Sempre su “Lezioni americane”, nella parte a proposito della Visibilità, Calvino si sofferma lungamente a discutere e prendere in esame le varie teorie sulle movenze dell’immaginazione, partendo dal presupposto che tutto nasce a seguito di uno dei due possibili processi: “dalla parola alla figura”, “dalla figura alla parola”. Dico questo per introdurre la seconda parte di questo articolo; se la prima trattava del “come”, questa tratterà del “cosa”. Anche in questo caso non è certo possibile dare delle indicazioni o dei suggerimenti che siano validi per tutti, l’unica mia possibilità è quindi quella di fare appello alla mia esperienza personale. In ogni caso credo sia molto più semplice avere un punto fisso attorno al quale ruoterà poi tutta la struttura. Questo punto fisso deve essere una figura chiara e concreta, una “metafora madre” dalla quale discenderà tutto il resto. Chiara perché dovrà essere sempre presente nel vostro cervello, concreta perché non dovrà essere astratta, cioè una cosa che molto facilmente potete avere sotto gli occhi; un gatto che attraversa la strada, un aereo che sorvola il mare, una patata che viene piantata, o qualsiasi altra cosa possa venirvi in mente.
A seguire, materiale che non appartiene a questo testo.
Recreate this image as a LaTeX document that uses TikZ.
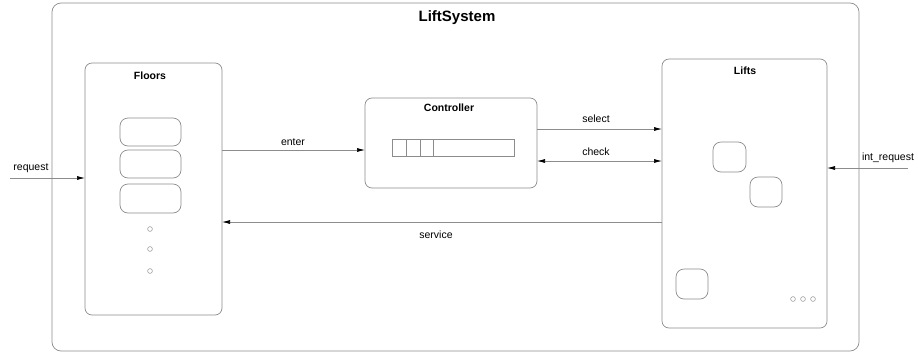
\documentclass[tikz,border=0pt]{standalone}
\usepackage{fontspec}
\setmainfont{Liberation Sans}
\usetikzlibrary{arrows.meta}
\definecolor{linegray}{HTML}{8C8C8C}
\begin{document}
\begin{tikzpicture}[x=1pt,y=-1pt,
  box/.style={draw=linegray, line width=0.7pt, rounded corners=7pt, inner sep=0pt, outer sep=0pt},
  cell/.style={box, rounded corners=8pt},
  title/.style={font=\bfseries\fontsize{10.5}{12}\selectfont, inner sep=0pt},
  lbl/.style={font=\fontsize{10.5}{12}\selectfont, inner sep=0pt},
  flow/.style={draw=linegray, line width=0.7pt, -{Latex[length=8pt,width=4pt,color=black]}},
  flowboth/.style={draw=linegray, line width=0.7pt, {Latex[length=8pt,width=4pt,color=black]}-{Latex[length=8pt,width=4pt,color=black]}},
  dot/.style={draw=linegray, line width=0.5pt}]
\useasboundingbox (0,0) rectangle (918,354);

% outer system boundary
\node[box, rounded corners=9pt, minimum width=807pt, minimum height=348pt] (sys) at (455.5,177) {};
\node[title, font=\bfseries\fontsize{15}{17}\selectfont] (systitle) at (457,18) {LiftSystem};

% Floors
\node[box, minimum width=137pt, minimum height=252pt] (floors) at (153.5,189) {};
\node[title] (floorstitle) at (150,76) {Floors};
\node[cell, minimum width=61pt, minimum height=28pt] (f1) at (150.5,132) {};
\node[cell, minimum width=61pt, minimum height=28pt] (f2) at (150.5,164) {};
\node[cell, minimum width=61pt, minimum height=29pt] (f3) at (150.5,198.5) {};
\foreach \dy in {229,249,271}
  \draw[dot] (150,\dy) circle[radius=2.4pt];

% Controller
\node[box, minimum width=172pt, minimum height=90pt] (ctrl) at (451,143) {};
\node[title] (ctrltitle) at (449,108) {Controller};
\node[draw=linegray, line width=0.6pt, inner sep=0pt, outer sep=0pt, minimum width=122pt, minimum height=17pt] (queue) at (453,147.5) {};
\foreach \qx in {406,420,433}
  \draw[linegray, line width=0.6pt] (queue.north -| \qx,0) -- (queue.south -| \qx,0);

% Lifts
\node[box, minimum width=165pt, minimum height=269pt] (lifts) at (744.5,193.5) {};
\node[title] (liftstitle) at (745,71) {Lifts};
\node[cell, minimum width=33pt, minimum height=30pt] (l1) at (729.5,157) {};
\node[cell, minimum width=32pt, minimum height=30pt] (l2) at (766,192) {};
\node[cell, minimum width=32pt, minimum height=30pt] (l3) at (692,284) {};
\foreach \dx in {793,803,813}
  \draw[dot] (\dx,299) circle[radius=2.4pt];

% external ends
\coordinate (reqsrc) at (10,178);
\coordinate (intsrc) at (908,168);

% connectors
\draw[flow] (reqsrc) -- (floors.west |- reqsrc);
\node[lbl] (reqlbl) at (31,168) {request};

\draw[flow] (floors.east |- 0,150) -- (ctrl.west |- 0,150);
\node[lbl] (enterlbl) at (293,142) {enter};

\draw[flow] (ctrl.east |- 0,129) -- (lifts.west |- 0,129);
\node[lbl] (selectlbl) at (596,119) {select};

\draw[flowboth] (ctrl.east |- 0,161) -- (lifts.west |- 0,161);
\node[lbl] (checklbl) at (596,152) {check};

\draw[flow] (lifts.west |- 0,222) -- (floors.east |- 0,222);
\node[lbl] (servicelbl) at (436,235) {service};

\draw[flow] (intsrc) -- (lifts.east |- intsrc);
\node[lbl] (intlbl) at (888,158) {int\_request};
\end{tikzpicture}
\end{document}
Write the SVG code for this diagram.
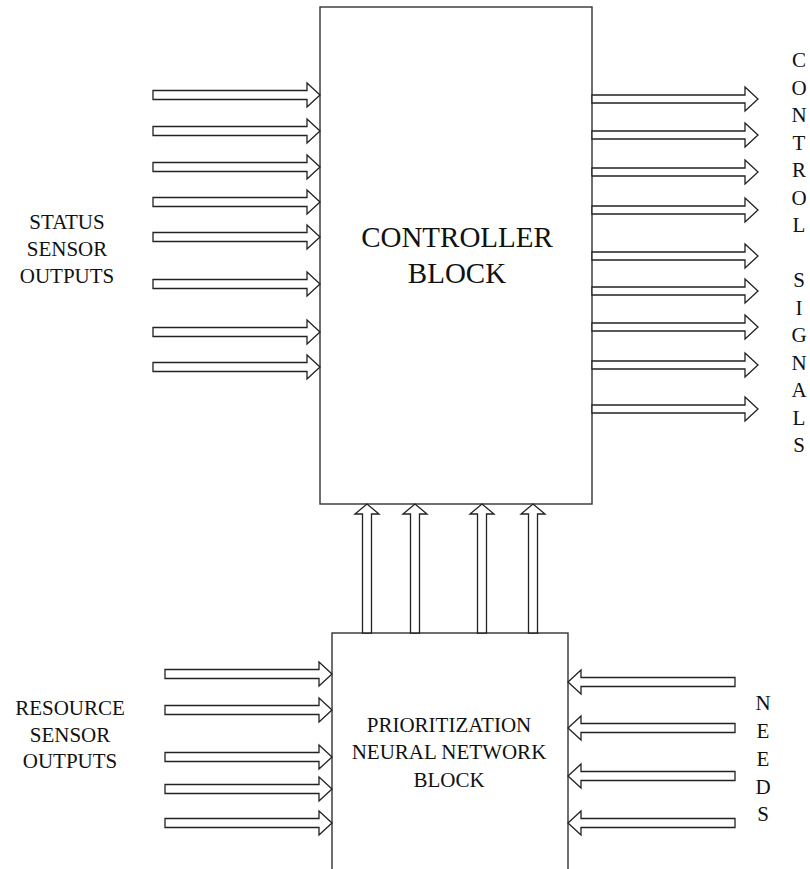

Questa metafora potrà nascere nei due modi che diceva Calvino; potrà essere una figura priva di parole (sempre che questo sia possibile) che da un po’ di tempo vi frulla nel cervello, oppure potrà essere una frase, un paio di parole che vi sembrano significative, nonostante in questa fase non possiate ancora sapere per quale motivo lo siano. Ed eccoci arrivati al punto: il momento in cui dovrete correre a scrivere (senza perdere neppure un secondo) è proprio quello in cui capirete perché questa figura o quella frase sono significative, il momento in cui realizzerete che in fondo in fondo è da quel dì che state riflettendo su quel concetto, su quel problema, su quel dilemma filosofico (?) e non riuscite a spiegarvi perché solo ora vi venga da collegare quella figura (metafora madre) a questo concetto!

Bisogna dire che a volta la poesia si manifesta anche attraverso il percorso contrario: avete un problema, una riflessione in testa (molto razionale, molto logica, sempre più logica ogni giorno che passa) e pensate di volerne fare una poesia, ma non sapete da dove partire (vi manca la metafora). Non abbiate fretta (che altrimenti si verificherebbe la situazione della quale si diceva in apertura di articolo), non sforzatevi (non è questo il momento di sforzarsi), abbiate pazienza e soprattutto abbiate fiducia (fiducia nell’inesauribile fonte che dovrebbe essere la vostra immaginazione).